What the task requires —
Within the records that follow, restate exactly the lines from the line with "Emit a Python" down to the line with "line=dict(color=col, width=5))))", including both. Omit the pictures.

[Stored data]
▼
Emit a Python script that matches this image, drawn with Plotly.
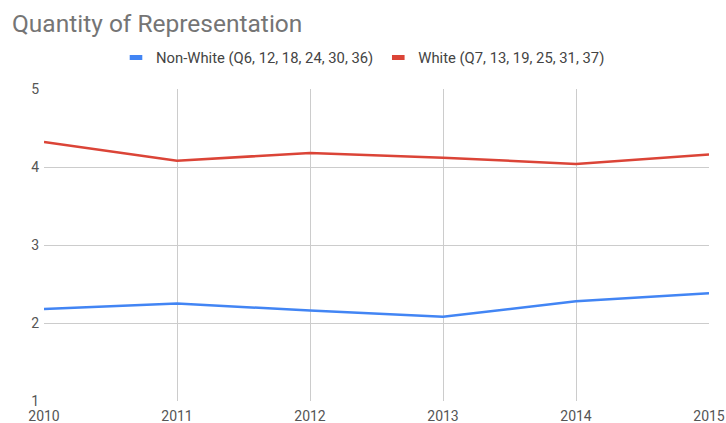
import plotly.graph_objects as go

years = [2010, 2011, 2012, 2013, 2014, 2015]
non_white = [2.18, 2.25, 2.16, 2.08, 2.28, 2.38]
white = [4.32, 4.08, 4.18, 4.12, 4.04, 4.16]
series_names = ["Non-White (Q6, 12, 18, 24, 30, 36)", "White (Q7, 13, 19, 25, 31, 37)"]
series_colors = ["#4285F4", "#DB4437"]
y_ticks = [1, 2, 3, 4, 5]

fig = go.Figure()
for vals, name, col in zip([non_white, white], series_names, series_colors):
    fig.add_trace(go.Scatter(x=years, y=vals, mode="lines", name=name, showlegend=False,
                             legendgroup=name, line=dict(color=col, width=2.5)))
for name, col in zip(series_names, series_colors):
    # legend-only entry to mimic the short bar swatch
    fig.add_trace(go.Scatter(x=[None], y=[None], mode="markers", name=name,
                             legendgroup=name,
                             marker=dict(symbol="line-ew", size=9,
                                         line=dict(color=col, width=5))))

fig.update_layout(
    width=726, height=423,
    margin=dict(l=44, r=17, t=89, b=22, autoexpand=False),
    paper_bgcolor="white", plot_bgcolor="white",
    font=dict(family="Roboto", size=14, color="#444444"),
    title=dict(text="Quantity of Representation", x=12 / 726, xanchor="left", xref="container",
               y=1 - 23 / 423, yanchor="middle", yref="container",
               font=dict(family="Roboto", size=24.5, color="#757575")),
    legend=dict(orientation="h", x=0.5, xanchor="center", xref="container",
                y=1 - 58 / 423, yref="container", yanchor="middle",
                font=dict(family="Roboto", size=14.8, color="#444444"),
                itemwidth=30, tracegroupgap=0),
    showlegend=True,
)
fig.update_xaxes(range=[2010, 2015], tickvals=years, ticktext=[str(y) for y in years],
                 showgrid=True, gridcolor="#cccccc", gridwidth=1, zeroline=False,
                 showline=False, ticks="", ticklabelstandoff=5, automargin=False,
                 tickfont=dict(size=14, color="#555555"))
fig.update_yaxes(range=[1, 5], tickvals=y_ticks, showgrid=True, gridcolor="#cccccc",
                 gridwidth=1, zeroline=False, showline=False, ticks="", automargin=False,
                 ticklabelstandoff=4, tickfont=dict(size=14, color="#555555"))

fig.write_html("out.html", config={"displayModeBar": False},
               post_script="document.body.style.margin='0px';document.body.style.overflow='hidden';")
▲
▼
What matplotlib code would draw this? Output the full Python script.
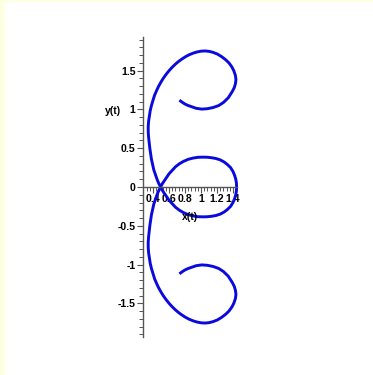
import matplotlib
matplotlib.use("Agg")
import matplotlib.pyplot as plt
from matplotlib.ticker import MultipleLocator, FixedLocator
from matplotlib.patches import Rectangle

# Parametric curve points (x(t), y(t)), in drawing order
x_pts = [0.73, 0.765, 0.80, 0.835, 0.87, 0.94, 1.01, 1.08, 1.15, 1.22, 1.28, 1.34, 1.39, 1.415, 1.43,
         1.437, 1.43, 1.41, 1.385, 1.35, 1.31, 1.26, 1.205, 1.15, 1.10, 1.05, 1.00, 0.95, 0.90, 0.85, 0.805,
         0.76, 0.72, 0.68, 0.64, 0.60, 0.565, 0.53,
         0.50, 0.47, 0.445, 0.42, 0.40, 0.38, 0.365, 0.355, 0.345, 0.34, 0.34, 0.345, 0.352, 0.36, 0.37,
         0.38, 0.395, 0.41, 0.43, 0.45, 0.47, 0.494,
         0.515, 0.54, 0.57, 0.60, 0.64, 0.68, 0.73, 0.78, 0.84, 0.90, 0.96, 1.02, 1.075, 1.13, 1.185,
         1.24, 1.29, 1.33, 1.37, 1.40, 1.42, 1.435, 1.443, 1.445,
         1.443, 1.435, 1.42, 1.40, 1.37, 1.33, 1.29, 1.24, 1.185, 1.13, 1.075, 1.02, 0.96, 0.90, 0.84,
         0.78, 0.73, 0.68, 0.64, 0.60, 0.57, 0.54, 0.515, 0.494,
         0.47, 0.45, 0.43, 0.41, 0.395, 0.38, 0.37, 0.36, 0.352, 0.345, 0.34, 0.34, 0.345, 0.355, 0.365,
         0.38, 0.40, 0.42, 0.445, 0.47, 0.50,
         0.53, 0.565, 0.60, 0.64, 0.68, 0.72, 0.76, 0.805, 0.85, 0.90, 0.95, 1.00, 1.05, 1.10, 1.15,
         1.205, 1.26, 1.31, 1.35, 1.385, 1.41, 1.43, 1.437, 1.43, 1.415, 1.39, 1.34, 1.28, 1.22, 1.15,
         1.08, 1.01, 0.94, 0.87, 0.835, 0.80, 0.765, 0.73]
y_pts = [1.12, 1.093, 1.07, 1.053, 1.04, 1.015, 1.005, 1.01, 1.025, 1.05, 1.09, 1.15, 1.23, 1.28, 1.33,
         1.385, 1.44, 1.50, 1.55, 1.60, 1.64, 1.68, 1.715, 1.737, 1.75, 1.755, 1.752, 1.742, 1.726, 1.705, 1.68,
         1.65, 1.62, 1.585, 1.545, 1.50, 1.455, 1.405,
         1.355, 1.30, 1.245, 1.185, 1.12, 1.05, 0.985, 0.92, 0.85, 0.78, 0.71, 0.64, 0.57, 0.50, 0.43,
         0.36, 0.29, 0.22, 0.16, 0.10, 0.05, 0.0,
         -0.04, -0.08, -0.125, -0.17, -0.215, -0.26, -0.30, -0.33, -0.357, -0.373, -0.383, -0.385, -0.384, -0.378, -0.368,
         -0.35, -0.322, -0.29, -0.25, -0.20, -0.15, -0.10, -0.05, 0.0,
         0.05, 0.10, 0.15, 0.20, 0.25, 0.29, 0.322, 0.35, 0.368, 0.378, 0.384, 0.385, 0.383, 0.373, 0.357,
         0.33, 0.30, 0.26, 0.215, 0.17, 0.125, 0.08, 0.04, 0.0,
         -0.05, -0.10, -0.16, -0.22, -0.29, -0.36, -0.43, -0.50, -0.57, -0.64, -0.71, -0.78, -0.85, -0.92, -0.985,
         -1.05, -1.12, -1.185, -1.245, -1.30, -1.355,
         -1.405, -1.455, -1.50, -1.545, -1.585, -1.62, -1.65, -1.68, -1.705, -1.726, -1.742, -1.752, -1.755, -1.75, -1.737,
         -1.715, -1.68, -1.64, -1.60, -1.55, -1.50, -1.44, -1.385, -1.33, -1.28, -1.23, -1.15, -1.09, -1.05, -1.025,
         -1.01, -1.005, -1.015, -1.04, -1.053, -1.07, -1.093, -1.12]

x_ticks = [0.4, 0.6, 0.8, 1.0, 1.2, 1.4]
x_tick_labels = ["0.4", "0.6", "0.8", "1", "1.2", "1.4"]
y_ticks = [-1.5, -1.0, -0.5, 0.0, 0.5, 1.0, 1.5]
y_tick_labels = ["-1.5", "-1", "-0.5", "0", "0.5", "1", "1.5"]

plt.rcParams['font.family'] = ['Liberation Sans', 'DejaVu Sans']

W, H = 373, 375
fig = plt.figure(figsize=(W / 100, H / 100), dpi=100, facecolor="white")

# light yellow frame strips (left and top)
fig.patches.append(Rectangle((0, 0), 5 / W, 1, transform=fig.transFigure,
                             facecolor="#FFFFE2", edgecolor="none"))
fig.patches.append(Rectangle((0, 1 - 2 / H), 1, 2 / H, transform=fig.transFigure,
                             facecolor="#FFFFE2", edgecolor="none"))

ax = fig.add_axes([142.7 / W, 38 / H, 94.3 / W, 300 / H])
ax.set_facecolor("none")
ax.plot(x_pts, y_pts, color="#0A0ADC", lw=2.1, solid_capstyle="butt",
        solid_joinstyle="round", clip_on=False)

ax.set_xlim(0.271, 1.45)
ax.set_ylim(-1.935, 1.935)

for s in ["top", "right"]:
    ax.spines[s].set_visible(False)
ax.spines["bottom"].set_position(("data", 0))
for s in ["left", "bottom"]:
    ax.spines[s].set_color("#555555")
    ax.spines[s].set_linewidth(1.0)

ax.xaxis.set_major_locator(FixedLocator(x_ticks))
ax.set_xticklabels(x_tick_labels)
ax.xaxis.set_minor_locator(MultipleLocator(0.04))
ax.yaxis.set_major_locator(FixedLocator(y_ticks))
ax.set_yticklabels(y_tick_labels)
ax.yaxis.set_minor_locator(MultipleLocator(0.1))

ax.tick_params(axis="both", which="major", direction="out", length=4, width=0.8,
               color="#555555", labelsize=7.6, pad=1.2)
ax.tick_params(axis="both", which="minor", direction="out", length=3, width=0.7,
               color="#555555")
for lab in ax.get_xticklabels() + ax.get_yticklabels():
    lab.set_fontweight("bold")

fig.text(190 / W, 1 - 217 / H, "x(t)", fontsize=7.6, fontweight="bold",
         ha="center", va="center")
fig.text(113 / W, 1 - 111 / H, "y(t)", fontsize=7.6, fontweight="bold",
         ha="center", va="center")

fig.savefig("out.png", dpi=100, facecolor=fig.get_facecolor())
▲
▼
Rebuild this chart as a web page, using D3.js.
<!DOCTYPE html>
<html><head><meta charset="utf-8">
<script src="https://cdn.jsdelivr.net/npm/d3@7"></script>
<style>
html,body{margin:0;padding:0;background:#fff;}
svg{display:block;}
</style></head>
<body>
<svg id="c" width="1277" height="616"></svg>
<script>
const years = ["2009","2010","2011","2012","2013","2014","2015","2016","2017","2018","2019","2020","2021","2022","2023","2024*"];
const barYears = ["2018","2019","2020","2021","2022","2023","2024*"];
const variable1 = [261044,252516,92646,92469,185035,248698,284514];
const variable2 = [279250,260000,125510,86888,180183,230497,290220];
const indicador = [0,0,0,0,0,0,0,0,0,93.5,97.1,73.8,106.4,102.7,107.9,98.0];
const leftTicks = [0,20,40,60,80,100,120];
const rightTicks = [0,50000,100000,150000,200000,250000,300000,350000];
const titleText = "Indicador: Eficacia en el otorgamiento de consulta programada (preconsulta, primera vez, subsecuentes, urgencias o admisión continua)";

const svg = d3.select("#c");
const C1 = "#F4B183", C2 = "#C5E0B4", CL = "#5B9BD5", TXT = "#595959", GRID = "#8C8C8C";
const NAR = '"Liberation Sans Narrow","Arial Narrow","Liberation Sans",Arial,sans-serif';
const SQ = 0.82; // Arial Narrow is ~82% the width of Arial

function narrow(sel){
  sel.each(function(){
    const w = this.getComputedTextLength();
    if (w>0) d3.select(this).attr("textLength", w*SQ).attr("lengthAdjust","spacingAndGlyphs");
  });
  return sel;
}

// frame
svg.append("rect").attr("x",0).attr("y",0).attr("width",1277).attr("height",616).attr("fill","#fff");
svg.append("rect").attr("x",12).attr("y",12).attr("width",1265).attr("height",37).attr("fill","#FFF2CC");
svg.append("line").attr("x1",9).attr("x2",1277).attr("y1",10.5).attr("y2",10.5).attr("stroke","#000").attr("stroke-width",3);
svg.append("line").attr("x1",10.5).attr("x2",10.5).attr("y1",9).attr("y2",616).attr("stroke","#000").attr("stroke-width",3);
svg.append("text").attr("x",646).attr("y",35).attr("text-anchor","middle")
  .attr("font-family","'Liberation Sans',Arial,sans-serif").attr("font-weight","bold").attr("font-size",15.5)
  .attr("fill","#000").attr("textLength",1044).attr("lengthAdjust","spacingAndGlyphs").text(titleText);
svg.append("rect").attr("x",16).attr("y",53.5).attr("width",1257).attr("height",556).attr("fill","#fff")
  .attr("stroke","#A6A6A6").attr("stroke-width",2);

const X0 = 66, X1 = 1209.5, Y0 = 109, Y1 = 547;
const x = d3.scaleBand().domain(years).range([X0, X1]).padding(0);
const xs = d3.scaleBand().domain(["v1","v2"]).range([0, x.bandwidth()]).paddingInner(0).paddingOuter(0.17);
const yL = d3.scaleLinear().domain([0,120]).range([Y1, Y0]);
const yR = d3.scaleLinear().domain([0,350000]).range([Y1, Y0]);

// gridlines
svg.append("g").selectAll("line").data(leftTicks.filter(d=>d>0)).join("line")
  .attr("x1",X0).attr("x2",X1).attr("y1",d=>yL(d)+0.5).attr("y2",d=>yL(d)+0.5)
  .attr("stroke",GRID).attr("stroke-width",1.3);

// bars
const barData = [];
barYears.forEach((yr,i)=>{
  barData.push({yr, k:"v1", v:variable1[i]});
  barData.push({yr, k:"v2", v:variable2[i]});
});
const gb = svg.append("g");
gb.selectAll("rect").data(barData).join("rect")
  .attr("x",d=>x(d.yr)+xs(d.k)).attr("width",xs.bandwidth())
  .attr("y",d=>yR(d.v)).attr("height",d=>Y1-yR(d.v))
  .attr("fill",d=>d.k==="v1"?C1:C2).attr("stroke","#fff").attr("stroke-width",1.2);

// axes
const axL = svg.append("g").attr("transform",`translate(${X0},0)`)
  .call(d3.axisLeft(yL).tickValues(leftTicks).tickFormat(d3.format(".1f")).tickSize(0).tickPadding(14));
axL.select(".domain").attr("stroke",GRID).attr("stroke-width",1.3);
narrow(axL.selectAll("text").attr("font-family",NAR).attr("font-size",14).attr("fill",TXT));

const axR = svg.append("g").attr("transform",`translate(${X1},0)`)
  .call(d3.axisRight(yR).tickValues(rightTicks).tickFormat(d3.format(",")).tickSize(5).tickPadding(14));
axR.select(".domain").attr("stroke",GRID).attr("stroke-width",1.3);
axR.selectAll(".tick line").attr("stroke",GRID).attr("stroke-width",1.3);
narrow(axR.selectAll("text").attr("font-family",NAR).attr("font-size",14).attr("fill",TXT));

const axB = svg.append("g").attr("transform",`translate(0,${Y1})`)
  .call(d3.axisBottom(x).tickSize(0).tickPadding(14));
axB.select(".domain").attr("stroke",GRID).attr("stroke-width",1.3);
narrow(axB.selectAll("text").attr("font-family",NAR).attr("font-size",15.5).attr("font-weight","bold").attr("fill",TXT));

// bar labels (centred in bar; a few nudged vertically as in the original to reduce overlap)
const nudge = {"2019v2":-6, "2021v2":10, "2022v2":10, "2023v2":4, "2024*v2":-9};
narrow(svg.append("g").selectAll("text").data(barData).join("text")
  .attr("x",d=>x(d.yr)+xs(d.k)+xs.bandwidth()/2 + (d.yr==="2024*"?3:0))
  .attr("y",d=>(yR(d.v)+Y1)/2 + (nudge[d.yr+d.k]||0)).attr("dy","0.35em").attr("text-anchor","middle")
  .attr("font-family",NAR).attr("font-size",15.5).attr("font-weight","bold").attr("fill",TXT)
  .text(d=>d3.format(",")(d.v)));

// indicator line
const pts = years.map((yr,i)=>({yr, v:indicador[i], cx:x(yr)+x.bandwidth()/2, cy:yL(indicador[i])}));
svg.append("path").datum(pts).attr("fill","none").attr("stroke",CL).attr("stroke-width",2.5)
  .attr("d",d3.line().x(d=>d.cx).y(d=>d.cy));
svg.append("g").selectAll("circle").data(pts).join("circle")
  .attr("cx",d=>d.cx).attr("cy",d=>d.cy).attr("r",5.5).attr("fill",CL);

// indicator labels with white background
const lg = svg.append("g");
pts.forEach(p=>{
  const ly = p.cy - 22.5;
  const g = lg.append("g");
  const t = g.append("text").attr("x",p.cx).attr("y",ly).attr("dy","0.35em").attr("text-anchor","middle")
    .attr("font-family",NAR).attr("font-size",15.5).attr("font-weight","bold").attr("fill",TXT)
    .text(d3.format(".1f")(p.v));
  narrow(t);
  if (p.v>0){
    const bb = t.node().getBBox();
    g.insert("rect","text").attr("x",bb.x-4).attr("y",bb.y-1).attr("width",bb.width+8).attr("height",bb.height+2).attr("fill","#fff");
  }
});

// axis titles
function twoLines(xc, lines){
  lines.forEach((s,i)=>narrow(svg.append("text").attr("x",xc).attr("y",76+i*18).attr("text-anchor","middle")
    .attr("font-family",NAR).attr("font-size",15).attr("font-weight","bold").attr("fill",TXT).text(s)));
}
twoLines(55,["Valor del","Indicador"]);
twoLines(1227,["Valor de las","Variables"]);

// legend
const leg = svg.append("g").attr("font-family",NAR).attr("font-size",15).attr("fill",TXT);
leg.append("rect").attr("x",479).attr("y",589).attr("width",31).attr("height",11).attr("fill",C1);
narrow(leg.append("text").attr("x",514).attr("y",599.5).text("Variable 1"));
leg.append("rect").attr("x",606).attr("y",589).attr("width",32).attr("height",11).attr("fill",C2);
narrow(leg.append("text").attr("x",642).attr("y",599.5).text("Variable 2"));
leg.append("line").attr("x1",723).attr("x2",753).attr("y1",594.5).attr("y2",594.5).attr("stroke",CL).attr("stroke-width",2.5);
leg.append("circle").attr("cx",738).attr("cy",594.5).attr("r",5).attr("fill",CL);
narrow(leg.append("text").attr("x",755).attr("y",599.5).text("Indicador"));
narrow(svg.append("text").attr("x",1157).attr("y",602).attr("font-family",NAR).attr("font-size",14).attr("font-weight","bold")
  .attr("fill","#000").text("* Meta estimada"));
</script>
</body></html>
▲
Exercise output —
Emit a Python script that matches this image, drawn with Plotly.
import plotly.graph_objects as go

years = [2010, 2011, 2012, 2013, 2014, 2015]
non_white = [2.18, 2.25, 2.16, 2.08, 2.28, 2.38]
white = [4.32, 4.08, 4.18, 4.12, 4.04, 4.16]
series_names = ["Non-White (Q6, 12, 18, 24, 30, 36)", "White (Q7, 13, 19, 25, 31, 37)"]
series_colors = ["#4285F4", "#DB4437"]
y_ticks = [1, 2, 3, 4, 5]

fig = go.Figure()
for vals, name, col in zip([non_white, white], series_names, series_colors):
    fig.add_trace(go.Scatter(x=years, y=vals, mode="lines", name=name, showlegend=False,
                             legendgroup=name, line=dict(color=col, width=2.5)))
for name, col in zip(series_names, series_colors):
    # legend-only entry to mimic the short bar swatch
    fig.add_trace(go.Scatter(x=[None], y=[None], mode="markers", name=name,
                             legendgroup=name,
                             marker=dict(symbol="line-ew", size=9,
                                         line=dict(color=col, width=5))))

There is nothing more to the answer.